REDSTONE — Help is being harnessed from an unlikely source to repair a damaged and desolate landscape in the White River National Forest in the mountains west of Redstone.
Cows were enlisted to help break up the thin layer of soil covering waste-coal piles in Coal Basin, roughly six miles from Redstone. The ground on a 1-acre test plot on the massive pile has been covered with straw mixed with grass and hay seed. The cows’ split hooves till the hard ground and work in the seeds, while their waste provides the fertilizer.

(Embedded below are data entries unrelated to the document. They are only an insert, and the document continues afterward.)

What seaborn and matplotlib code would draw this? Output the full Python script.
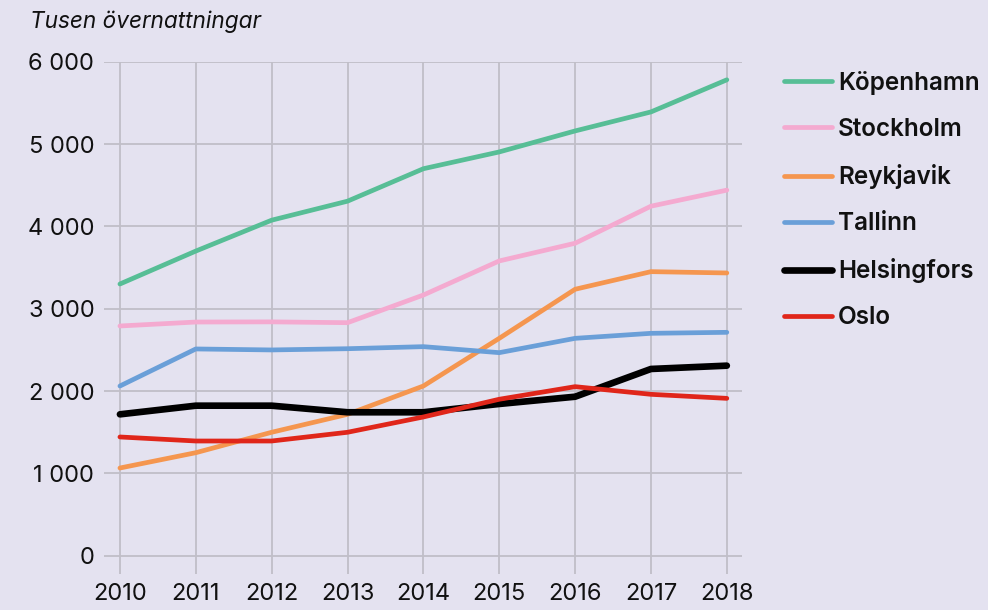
import matplotlib
matplotlib.use("Agg")
import matplotlib.pyplot as plt
from matplotlib.ticker import FuncFormatter
import seaborn as sns
import pandas as pd

years = [2010, 2011, 2012, 2013, 2014, 2015, 2016, 2017, 2018]
kopenhamn = [3300, 3700, 4075, 4306, 4700, 4904, 5159, 5390, 5780]
stockholm = [2790, 2838, 2840, 2830, 3166, 3580, 3795, 4245, 4440]
reykjavik = [1065, 1251, 1499, 1717, 2061, 2640, 3236, 3450, 3434]
tallinn = [2061, 2511, 2499, 2514, 2539, 2466, 2640, 2701, 2713]
helsingfors = [1717, 1822, 1822, 1742, 1742, 1843, 1931, 2268, 2308]
oslo = [1442, 1393, 1393, 1499, 1685, 1900, 2053, 1960, 1911]

cities = ["Köpenhamn", "Stockholm", "Reykjavik", "Tallinn", "Helsingfors", "Oslo"]
series = [kopenhamn, stockholm, reykjavik, tallinn, helsingfors, oslo]
colors = ["#57be96", "#f4aad0", "#f5964f", "#6a9fd8", "#000000", "#e0261a"]
widths = [3.4, 3.4, 3.4, 3.4, 4.8, 3.4]
y_ticks = [0, 1000, 2000, 3000, 4000, 5000, 6000]

bg = "#e4e2f0"
grid_col = "#c0bec8"

sns.set_theme(style="white")
plt.rcParams["font.family"] = ["Inter", "DejaVu Sans"]

fig = plt.figure(figsize=(9.88, 6.10), dpi=100, facecolor=bg)
ax = fig.add_axes([104 / 988, 1 - 574.3 / 610, (742 - 104) / 988, (574.3 - 61.7) / 610])
ax.set_facecolor(bg)

df = pd.DataFrame({c: s for c, s in zip(cities, series)}, index=years)
df.index.name = "År"
long = df.reset_index().melt(id_vars="År", var_name="Stad", value_name="Övernattningar")

for city, col, lw in zip(cities, colors, widths):
    sub = long[long["Stad"] == city]
    sns.lineplot(data=sub, x="År", y="Övernattningar", color=col, linewidth=lw,
                 label=city, ax=ax, solid_capstyle="round", solid_joinstyle="round",
                 zorder=3)

ax.set_xlim(2009.79, 2018.2)
ax.set_ylim(-226, 6000)
ax.set_xticks(years)
ax.set_yticks(y_ticks)
ax.yaxis.set_major_formatter(FuncFormatter(lambda v, p: f"{int(v):,}".replace(",", " ")))
ax.grid(True, color=grid_col, linewidth=1.3)
ax.set_axisbelow(True)
for s in ax.spines.values():
    s.set_visible(False)
ax.tick_params(axis="both", length=0, labelsize=17, colors="#111111")
ax.tick_params(axis="y", pad=7)
ax.tick_params(axis="x", pad=6.5)
ax.set_xlabel("")
ax.set_ylabel("")

ax.legend_.remove()
handles, labels = ax.get_legend_handles_labels()
leg = fig.legend(handles, labels, loc="upper left", bbox_to_anchor=(762 / 988, 1 - 49 / 610),
                 frameon=False, handlelength=1.97, handletextpad=0.25, labelspacing=0.95,
                 prop={"size": 17.5, "weight": "semibold"})
for t in leg.get_texts():
    t.set_color("#111111")

fig.text(30 / 988, 1 - 22 / 610, "Tusen övernattningar", fontsize=16.3, style="italic",
         color="#111111", va="center", ha="left")

fig.savefig("out.png", dpi=100, facecolor=bg)
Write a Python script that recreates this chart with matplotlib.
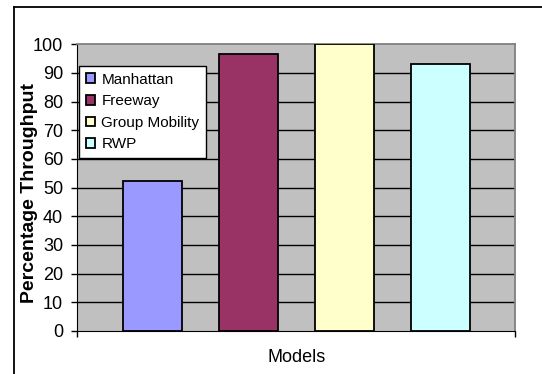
import matplotlib.pyplot as plt
from matplotlib.lines import Line2D
import numpy as np

plt.rcParams['font.family'] = ['Liberation Sans', 'DejaVu Sans']

# Throughput per mobility model
models = ['Manhattan', 'Freeway', 'Group Mobility', 'RWP']
throughput = [52.3, 96.4, 100, 93.1]
colors = ['#9999FF', '#993366', '#FFFFCC', '#CCFFFF']
yticks = np.arange(0, 101, 10)

fig = plt.figure(figsize=(5.42, 3.74), dpi=100)
ax = fig.add_axes([0.142, 0.115, 0.809, 0.767])

# one category, four series side by side
width = 0.134
step = 0.219
for i, (name, val, col) in enumerate(zip(models, throughput, colors)):
    ax.bar(0.5 + (i - 1.5) * step, val, width, color=col, edgecolor='black',
           linewidth=1.3, label=name, zorder=3)

ax.set_xlim(0, 1)
ax.set_ylim(0, 100)
ax.set_facecolor('#C0C0C0')
ax.set_yticks(yticks)
ax.set_xticks([0, 1])
ax.set_xticklabels(['', ''])
ax.tick_params(axis='both', direction='out', length=4.5, width=1, color='black',
               labelsize=13)
ax.tick_params(axis='y', pad=5.5)

# horizontal gridlines behind the bars
for y in yticks[1:-1]:
    ax.axhline(y, color='black', linewidth=1, zorder=1)

ax.spines['top'].set_color('#808080')
ax.spines['right'].set_color('#808080')
ax.spines['top'].set_linewidth(1.3)
ax.spines['right'].set_linewidth(1.3)
ax.spines['left'].set_color('black')
ax.spines['bottom'].set_color('black')

ax.set_ylabel('Percentage Throughput', fontsize=14, fontweight='bold')
ax.yaxis.set_label_coords(-0.109, 0.48)
ax.yaxis.label.set_va('center')
ax.set_xlabel('Models', fontsize=13)
ax.xaxis.set_label_coords(0.5, -0.094)
ax.xaxis.label.set_va('center')

leg = ax.legend(loc='upper left', bbox_to_anchor=(0.005, 0.925), fontsize=11,
                frameon=True, fancybox=False, edgecolor='black', framealpha=1,
                handlelength=0.6, handleheight=0.6, handletextpad=0.4,
                labelspacing=0.5, borderpad=0.45, borderaxespad=0)
leg.get_frame().set_linewidth(1)
leg.set_zorder(5)

# chart area border (left and top edges visible)
fig.add_artist(Line2D([13.5 / 542, 13.5 / 542], [0, 1 - 6.5 / 374],
                      transform=fig.transFigure, color='black', linewidth=1.3))
fig.add_artist(Line2D([13.5 / 542, 1], [1 - 6.5 / 374, 1 - 6.5 / 374],
                      transform=fig.transFigure, color='black', linewidth=1.3))

fig.savefig('out.png', dpi=100)
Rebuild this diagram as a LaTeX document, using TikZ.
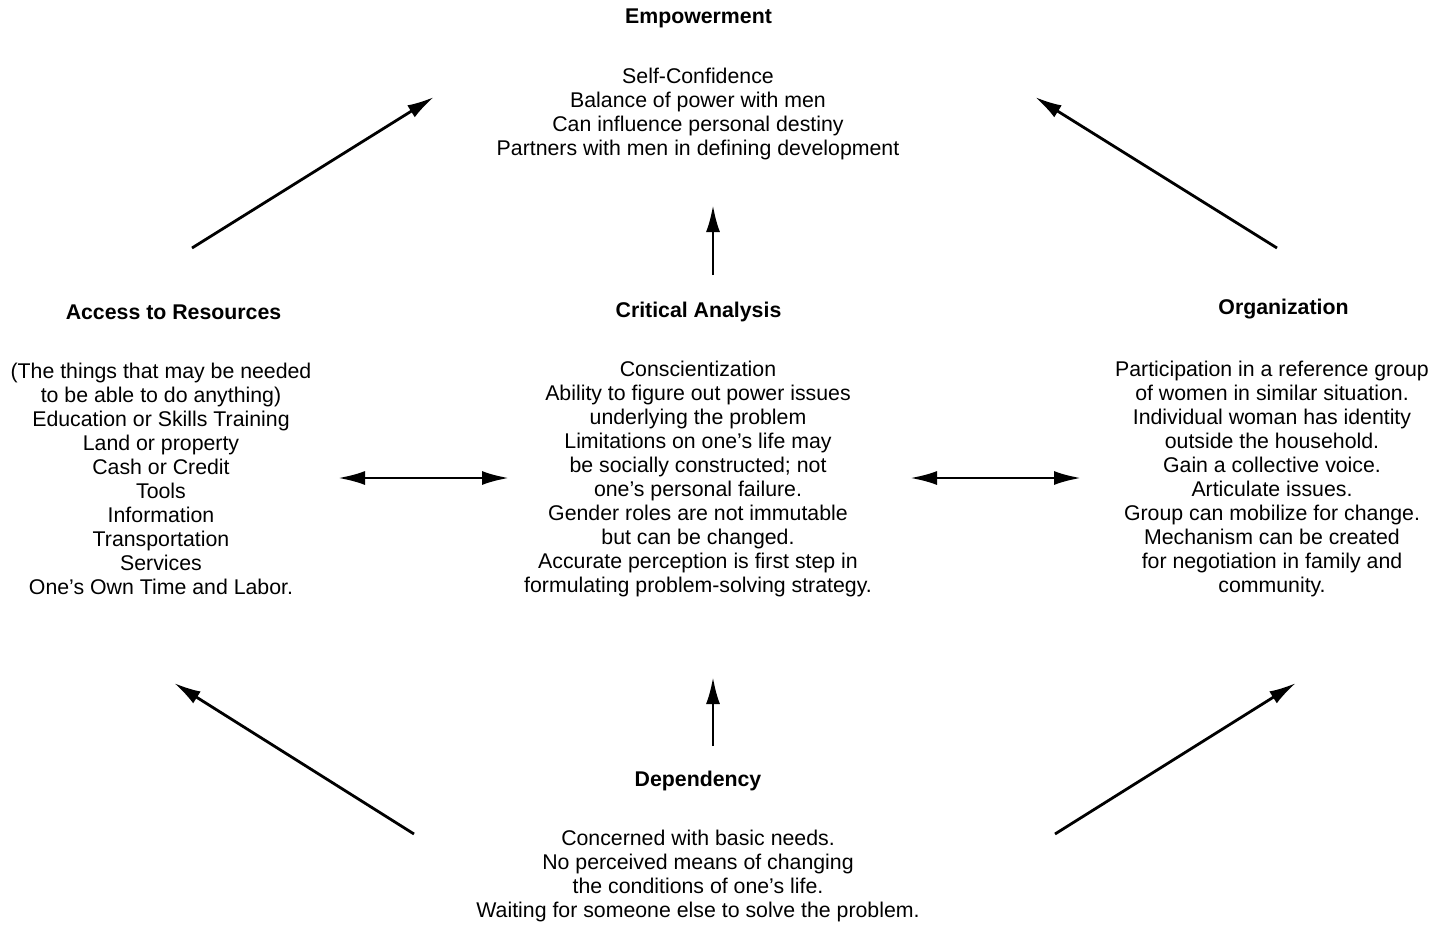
\documentclass[tikz,border=0pt]{standalone}
\usepackage{fontspec}
\setmainfont{Liberation Sans}
\usetikzlibrary{arrows.meta}
\tikzset{
  ttl/.style={font=\fontsize{21.3}{24}\selectfont\bfseries, align=center, inner sep=0pt},
  body/.style={font=\fontsize{21.3}{24}\selectfont, align=center, inner sep=0pt},
  arr/.style={line width=2.8pt, -{Latex[length=27pt,width=14pt]}},
  darr/.style={line width=2.8pt, {Latex[length=27pt,width=14pt]}-{Latex[length=27pt,width=14pt]}}
}
\begin{document}
\begin{tikzpicture}[x=1pt,y=-1pt]
\useasboundingbox (0,0) rectangle (1435,924);
% titles
\node[ttl] (empT) at (698.5,18) {Empowerment};
\node[ttl] (accT) at (173.5,312) {Access to Resources};
\node[ttl] (criT) at (698.5,312) {Critical Analysis};
\node[ttl] (orgT) at (1283.5,309) {Organization};
\node[ttl] (depT) at (698,781) {Dependency};
% bodies
\node[body] (empB) at (698,114) {Self-Confidence\\Balance of power with men\\Can influence personal destiny\\Partners with men in defining development};
\node[body] (accB) at (161,479) {(The things that may be needed\\to be able to do anything)\\Education or Skills Training\\Land or property\\Cash or Credit\\Tools\\Information\\Transportation\\Services\\One’s Own Time and Labor.};
\node[body] (criB) at (698,479) {Conscientization\\Ability to figure out power issues\\underlying the problem\\Limitations on one’s life may\\be socially constructed; not\\one’s personal failure.\\Gender roles are not immutable\\but can be changed.\\Accurate perception is first step in\\formulating problem-solving strategy.};
\node[body] (orgB) at (1272,479) {Participation in a reference group\\of women in similar situation.\\Individual woman has identity\\outside the household.\\Gain a collective voice.\\Articulate issues.\\Group can mobilize for change.\\Mechanism can be created\\for negotiation in family and\\community.};
\node[body] (depB) at (698,875.5) {Concerned with basic needs.\\No perceived means of changing\\the conditions of one’s life.\\Waiting for someone else to solve the problem.};
% arrow endpoints
\coordinate (c1a) at (713,275); \coordinate (c1b) at (713,205);
\coordinate (c2a) at (713,746); \coordinate (c2b) at (713,677);
\coordinate (h1a) at (338,478); \coordinate (h1b) at (509,478);
\coordinate (h2a) at (910,478); \coordinate (h2b) at (1081,478);
\coordinate (d1a) at (192,248); \coordinate (d1b) at (434,97);
\coordinate (d2a) at (1277,248); \coordinate (d2b) at (1035,97);
\coordinate (d3a) at (414,834); \coordinate (d3b) at (174,683);
\coordinate (d4a) at (1055,834); \coordinate (d4b) at (1296,683);
\draw[arr] (c1a) -- (c1b);
\draw[arr] (c2a) -- (c2b);
\draw[darr] (h1a) -- (h1b);
\draw[darr] (h2a) -- (h2b);
\draw[arr] (d1a) -- (d1b);
\draw[arr] (d2a) -- (d2b);
\draw[arr] (d3a) -- (d3b);
\draw[arr] (d4a) -- (d4b);
\end{tikzpicture}
\end{document}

The hope is that the grass germinates, takes hold and allows the slopes to hold water better, said Ben Carlson, a range technician with the Aspen-Sopris Ranger District of the Forest Service. That way rainfall won’t immediately run off the hardened soil and carry sediment into Coal Creek and ultimately to the Crystal River.
Cows will be kept off the test plot next summer to help the grass establish itself. Grass on the test plot will be compared to an adjacent “control plot” that was fenced off and won’t be seeded or have cows on it.
The revegetation experiment is relatively inexpensive at $10,300, in large part because the cows were enlisted to help speed the nutrient cycle and get the grass growing, Carlson said. The project expenses include fencing, hay and grass seed, straw and some weed spraying.
Coal Basin is an area that was mined for decades, most recently from the 1950s until 1990.